We started to watch the film. But then forty-five minutes into it we realized that Jon Stewart’s “The Daily Show” was about to begin. So…
In other words, the film suffered from the most devastating of cinematic crimes: mediocrity. It wasn’t good enough to draw our minds into its world and away from the nightly TV listings, and it wasn’t bad enough to keep us hooked with its sheer awfulness. Rather, its script and acting felt like it was about the level of an average sitcom without the laugh track (and, save, one scene, without the laughs as well).
And that is not all. “Courageous” is a Christian film. And “Christian film” is typically code for “overtly didactic”. This was no exception. In the portion I saw characters in the film repeatedly stressed the need for fathers to be good fathers to their children. The script-writing was so ham-fisted I half expected the actors to look directly into the camera as they were delivering their hortatory lines. In fact, the film felt like an elaborate Campus Crusade for Christ skit on fatherhood. Subtlety is definitely not the strong suit of evangelicals.
The central event in the portion of the film I watched is the untimely death of a beloved daughter in a car accident and the father learning to deal with his grief. As I mused about how poorly this was presented I was led to reflect on another film which covers some of the same ground. “Rabbit Hole” came out two years ago. It is a fantastic film, but along with “Buried” and “United 93” it is one of the heaviest films I have watched in the last five years. The sense of desperate grief is stifling.

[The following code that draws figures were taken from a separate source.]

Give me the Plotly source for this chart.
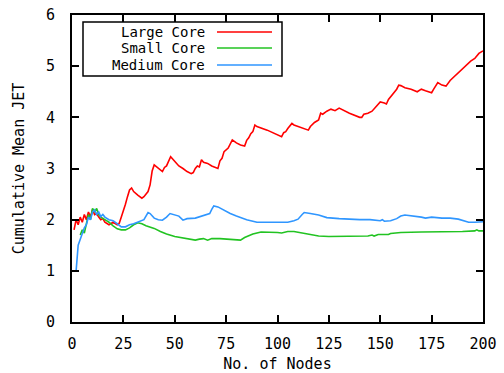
import plotly.graph_objects as go

# ---------------- data ----------------
large_x = [1,2,3,4,5,6,7,8,9,10,11,12,13,14,15,16,18,20,22,23,24,25,26,27,28,29,30,32,34,35,36,37,38,39,40,42,44,45,46,48,50,52,54,56,58,59,60,61,62,63,64,66,68,70,71,72,73,74,76,78,80,82,84,85,86,87,88,89,90,95,100,102,103,104,105,106,107,108,110,112,114,115,116,118,120,121,122,124,126,128,130,135,140,141,142,144,146,148,150,152,153,154,156,158,159,160,162,165,168,170,172,175,176,178,180,182,184,186,188,190,192,194,196,198,200]
large_y = [1.8,2.0,1.9,2.05,1.95,2.1,2.0,2.15,2.05,2.2,2.1,2.12,2.05,2.0,2.02,1.95,1.9,1.95,1.9,1.93,2.05,2.16,2.3,2.45,2.58,2.62,2.55,2.48,2.42,2.45,2.5,2.55,2.68,2.95,3.07,3.0,2.94,3.02,3.05,3.23,3.15,3.05,3.0,2.94,2.9,2.92,3.0,3.05,3.03,3.17,3.12,3.1,3.05,3.02,3.0,3.15,3.2,3.33,3.4,3.56,3.5,3.46,3.44,3.55,3.6,3.68,3.72,3.85,3.82,3.75,3.66,3.62,3.7,3.72,3.78,3.83,3.88,3.85,3.82,3.79,3.77,3.75,3.82,3.9,3.95,4.08,4.06,4.12,4.16,4.13,4.18,4.08,4.0,4.0,4.06,4.08,4.12,4.2,4.3,4.28,4.26,4.35,4.45,4.55,4.63,4.62,4.58,4.55,4.5,4.55,4.52,4.48,4.55,4.68,4.63,4.61,4.72,4.8,4.88,4.95,5.02,5.1,5.15,5.25,5.3]

small_x = [4,5,6,7,8,9,10,11,12,13,14,16,18,20,22,24,26,28,30,32,34,36,38,40,43,46,50,55,58,60,62,64,66,68,72,76,80,82,84,88,92,96,100,102,105,108,112,116,120,125,130,140,144,146,147,149,154,155,160,170,180,185,190,196,197,198,200]
small_y = [1.7,1.8,1.74,1.95,2.1,2.0,2.22,2.15,2.22,2.1,2.05,2.0,1.95,1.88,1.82,1.8,1.8,1.84,1.9,1.94,1.92,1.88,1.86,1.83,1.77,1.72,1.67,1.64,1.62,1.6,1.62,1.63,1.6,1.63,1.63,1.62,1.6,1.6,1.65,1.72,1.76,1.76,1.75,1.74,1.77,1.77,1.74,1.71,1.68,1.67,1.67,1.68,1.68,1.7,1.68,1.71,1.71,1.73,1.75,1.76,1.76,1.76,1.77,1.78,1.8,1.78,1.78]

medium_x = [1,2,3,4,5,6,7,8,9,10,11,12,13,14,15,16,18,20,22,24,26,28,30,33,35,37,38,40,42,44,46,47.7,50,52,54,56,60,64,67,68,69,71,74,77,80,85,90,100,105,108,110,112,113,116,120,124,126,130,140,145,150,151,152,155,158,160,162,165,170,172,175,180,184,188,190,193,196,198,200]
medium_y = [1.0,1.0,1.5,1.6,1.72,1.84,1.9,2.05,2.0,2.15,2.19,2.1,2.15,2.06,2.1,2.05,2.0,1.98,1.92,1.86,1.86,1.9,1.92,1.96,2.0,2.14,2.12,2.03,2.0,1.99,2.05,2.12,2.1,2.07,1.99,2.02,2.03,2.08,2.12,2.2,2.27,2.25,2.18,2.12,2.07,2.0,1.95,1.95,1.95,1.98,2.01,2.1,2.14,2.12,2.09,2.04,2.03,2.02,2.0,2.0,1.98,2.0,1.97,1.98,2.02,2.07,2.09,2.08,2.05,2.03,2.05,2.03,2.03,2.01,1.99,1.95,1.95,1.96,1.96]

series_names = ["Large Core", "Small Core", "Medium Core"]
series_colors = ["#ff0000", "#22c322", "#2f96ff"]

x_ticks = [0, 25, 50, 75, 100, 125, 150, 175, 200]
y_ticks = [0, 1, 2, 3, 4, 5, 6]

FONT = "DejaVu Sans Mono"

fig = go.Figure()
for xs, ys, name, col in zip([large_x, small_x, medium_x], [large_y, small_y, medium_y],
                             series_names, series_colors):
    fig.add_trace(go.Scatter(x=xs, y=ys, mode="lines", name=name,
                             line=dict(color=col, width=1.6), showlegend=False))

axis_common = dict(showline=True, linecolor="black", linewidth=2, mirror="allticks",
                   ticks="inside", ticklen=7, tickwidth=1.5, tickcolor="black",
                   showgrid=False, zeroline=False, automargin=False,
                   tickfont=dict(family=FONT, size=15, color="black"))

fig.update_xaxes(range=[0, 200], tickvals=x_ticks, ticktext=[str(v) for v in x_ticks],
                 title=dict(text="No. of Nodes", font=dict(family=FONT, size=15, color="black"), standoff=12),
                 ticklabelstandoff=7, **axis_common)
fig.update_yaxes(range=[0, 6], tickvals=y_ticks, ticktext=[str(v) for v in y_ticks],
                 title=dict(text="Cumulative Mean JET", font=dict(family=FONT, size=15, color="black"), standoff=18),
                 ticklabelstandoff=12, **axis_common)

# manual gnuplot-style legend (text on the left, sample on the right)
px0, px1, py0, py1 = 72, 483, 15, 322
def xp(p): return (p - px0) / (px1 - px0)
def yp(p): return (py1 - p) / (py1 - py0)

fig.add_shape(type="rect", xref="paper", yref="paper", x0=xp(83), x1=xp(282), y0=yp(76), y1=yp(22),
              line=dict(color="black", width=1.5), fillcolor="white", layer="above")
rows = [32, 48, 65]
for name, col, r in zip(series_names, series_colors, rows):
    fig.add_annotation(xref="paper", yref="paper", x=xp(206), y=yp(r), text=name, showarrow=False,
                       xanchor="right", yanchor="middle", borderpad=0,
                       font=dict(family=FONT, size=14, color="black"))
    fig.add_shape(type="line", xref="paper", yref="paper", x0=xp(217), x1=xp(272), y0=yp(r), y1=yp(r),
                  line=dict(color=col, width=1.6), layer="above")

fig.update_layout(width=504, height=373, margin=dict(l=72, r=21, t=15, b=51),
                  plot_bgcolor="white", paper_bgcolor="white", showlegend=False)

fig.write_html("out.html")
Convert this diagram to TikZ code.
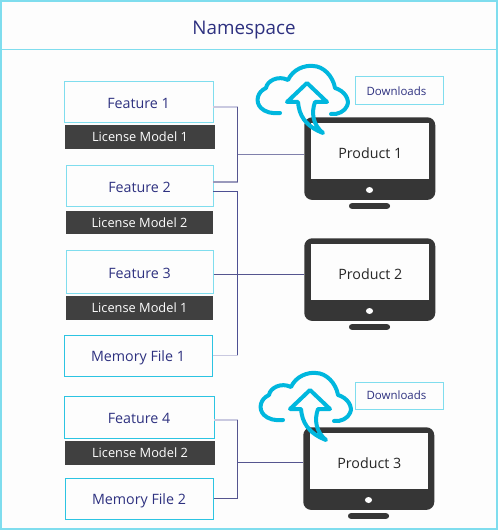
\documentclass[tikz,border=0pt]{standalone}
\usepackage{fontspec}
\setmainfont{Open Sans}
\definecolor{navy}{HTML}{2E3180}
\definecolor{skyline}{HTML}{7FDDEE}
\definecolor{skydark}{HTML}{2CC4E2}
\definecolor{cloudblue}{HTML}{00B7DE}
\definecolor{panel}{HTML}{404040}
\definecolor{screenbody}{HTML}{363636}
\definecolor{wire}{HTML}{55558F}
\definecolor{wirelight}{HTML}{C9C9E0}
\definecolor{sheet}{HTML}{FDFDFD}
\tikzset{
  itembox/.style={draw=skyline,line width=0.75pt,fill=sheet,text=navy,inner sep=0pt,
    text height=9.2pt,text depth=0pt,font=\fontsize{10.7}{12}\selectfont},
  itemdark/.style={itembox,draw=skydark},
  licensebox/.style={fill=panel,text=white,inner sep=0pt,
    font=\fontsize{9.6}{12}\selectfont},
  downloadbox/.style={itembox,text height=6.5pt,font=\fontsize{8.6}{10}\selectfont},
  wireline/.style={draw=wire,line width=0.75pt},
  stubline/.style={draw=wirelight,line width=1.2pt},
  cloudline/.style={draw=cloudblue,line width=3pt,line cap=round,line join=round}
}
% box by its pixel corners: name, left, top, right, bottom, style, text
\newcommand{\pxbox}[7]{
  \node[#6,minimum width=(#4-#2)*0.75pt,minimum height=(#5-#3)*0.75pt] (#1) at ({(#2+#4)/2},{(#3+#5)/2}){#7};
}
% monitor: name, left, top, text
\newcommand{\monitor}[4]{
  \node[fill=screenbody,rounded corners=6pt,inner sep=0pt,minimum width=98.25pt,minimum height=62pt,anchor=north west] (#1) at (#2,#3){};
  \node[fill=sheet,inner sep=0pt,minimum width=88.5pt,minimum height=42pt,anchor=north west,text=black!85,
    text height=10.7pt,text depth=0pt,font=\fontsize{10.7}{12}\selectfont] (#1s) at ($(#2,#3)+(7,6)$){#4};
  \node[fill=sheet,ellipse,inner sep=0pt,minimum width=5.4pt,minimum height=4.5pt] (#1d) at ($(#2,#3)+(65.5,73)$){};
  \node[fill=screenbody,rounded corners=2pt,inner sep=0pt,minimum width=30.75pt,minimum height=4.2pt] (#1f) at ($(#2,#3)+(65.5,89)$){};
}
% cloud with arrow, shifted from the upper one
\newcommand{\cloudicon}[2]{
  \begin{scope}[shift={(#1,#2)}]
    \draw[cloudline] (280,113) .. controls (272,114) and (265,112) .. (261,108)
      .. controls (255,102) and (257,92) .. (266,88)
      .. controls (267,81) and (278,75) .. (288,80)
      .. controls (293,69) and (305,65) .. (313,66)
      .. controls (323,66) and (333,76) .. (335,88)
      .. controls (345,91) and (350,100) .. (347,106)
      .. controls (345,111) and (338,115) .. (331,114);
    \draw[cloudline] (307,83) -- (287,102) -- (298,102)
      .. controls (299,115) and (305,126) .. (323,133)
      .. controls (313,125) and (311,113) .. (315,102)
      -- (327,102) -- cycle;
  \end{scope}
}
\usetikzlibrary{calc,shapes.geometric}
\begin{document}
\begin{tikzpicture}[x=0.75pt,y=-0.75pt]
  \useasboundingbox (0,0) rectangle (498,530);
  \fill[sheet] (0,0) rectangle (498,530);
  \draw[skyline,line width=0.9pt] (1,1) rectangle (497,529);
  \draw[skyline,line width=0.75pt] (1,50) -- (497,50);
  \node[text=navy,font=\fontsize{14.1}{16}\selectfont] (title) at (244,30){Namespace};

  \monitor{prodone}{304}{117}{Product 1}
  \monitor{prodtwo}{304}{238}{Product 2}
  \monitor{prodthree}{303}{427}{Product 3}

  \pxbox{featone}{64}{82}{213}{123}{itembox}{Feature 1}
  \pxbox{licone}{65}{125}{215}{149}{licensebox}{License Model 1}
  \pxbox{feattwo}{66}{166}{213}{207}{itembox}{Feature 2}
  \pxbox{lictwo}{66}{211}{213}{234}{licensebox}{License Model 2}
  \pxbox{featthree}{66}{251}{213}{293}{itembox}{Feature 3}
  \pxbox{licthree}{66}{296}{213}{320}{licensebox}{License Model 1}
  \pxbox{memone}{64}{335}{212}{376}{itemdark}{Memory File 1}
  \pxbox{featfour}{64}{396}{214}{438}{itemdark}{Feature 4}
  \pxbox{licfour}{65}{441}{215}{465}{licensebox}{License Model 2}
  \pxbox{memtwo}{65}{478}{213}{519}{itemdark}{Memory File 2}
  \pxbox{dlone}{355}{77}{443}{105}{downloadbox}{\hspace*{-3.8pt}Downloads}
  \pxbox{dltwo}{355}{382}{443}{409}{downloadbox}{\hspace*{-3.8pt}Downloads}

  \coordinate (busa) at (237.5,155);
  \coordinate (busb) at (237.5,274);
  \coordinate (busc) at (237.5,462);
  \coordinate (fonew) at (213,107);
  \coordinate (ftwoa) at (213,182);
  \coordinate (ftwob) at (213,192);
  \coordinate (ffourw) at (214,420);

  \draw[stubline] (fonew) -- (fonew -| busa);
  \draw[stubline,draw=wire!60] (ftwoa) -- (ftwoa -| busa);
  \draw[wireline] (fonew -| busa) -- (ftwoa -| busa);
  \draw[wireline,draw=wire!75] (busa) -- (busa -| prodone.west);
  \draw[wireline,draw=navy!85] (ftwob) -| (memone.east -| busb);
  \draw[wireline] (featthree.east |- busb) -- (busb -| prodtwo.west);
  \draw[stubline] (memone.east) -- (memone.east -| busb);
  \draw[stubline] (ffourw) -- (ffourw -| busc);
  \draw[wireline] (ffourw -| busc) |- (memtwo.east);
  \draw[wireline] (busc) -- (busc -| prodthree.west);

  \cloudicon{0}{0}
  \cloudicon{3}{307}
\end{tikzpicture}
\end{document}
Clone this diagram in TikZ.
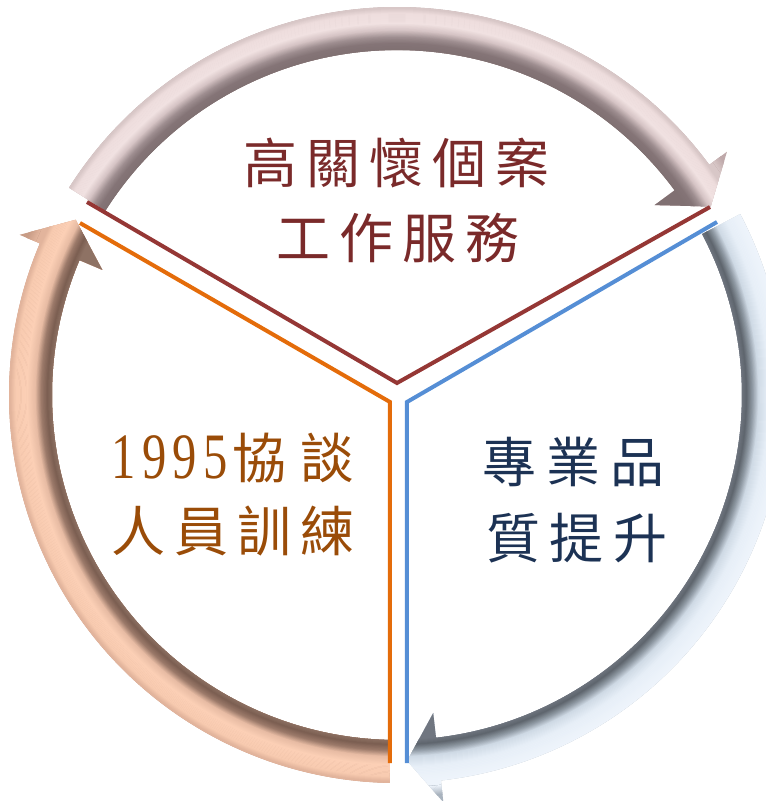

The film stars Nicole Kidman as Becca Corbett in an Oscar nominated performance. Becca’s husband (played by Aaron Eckhart) is desperate to reach out to her and save their marriage. But daily both bereaved parents are being water-boarded by their own guilt, and their seething rage at the other. This family is gripped by so much pain that even now I find a sense of anxiety settling in just to recall it. In “Courageous” God is the sometimes-hard-to-understand-but-always-quietly-abiding-benevolent-presence. In “Rabbit Hole” he is a cause of skepticism and unvarnished outrage. Not surprisingly I resonate better with the theology of “Courageous” but in terms of a depiction of agonizing loss, “Rabbit Hole” is the truer film by light years.
As I pushed stop on the control I mused over the fact that “Courageous” received an outstanding A+ Cinemascore from its audience. I must say that didn’t impress me. After all, if you survey people who had just purchased “two buck Chuck” (Charles Shaw Winery’s fabled two dollar bottle of wine) I guarantee you’d get a disproportionately high grade. Not surprisingly that is widely reflective of the expectations and demands of the customer base. Charles Shaw markets to an audience that is satisfied with a two dollar bottle of wine. And “Courageous” is marketed to an audience that is satisfied with a two hour Campus Crusade for Christ skit. Fair enough. It is a free country.
What bothers me is not that people pour themselves a glass of two buck chuck. Rather, it is that they think they aren’t missing something when they bypass the (still very reasonably priced) Penley Estate Cabernet Sauvignon. By the same token, it doesn’t bother me that some people like watching films like “Courageous.” And if that spurs them on to be better parents then all the better. But if they choose it instead of a film like “Rabbit Hole” they do so at their own loss.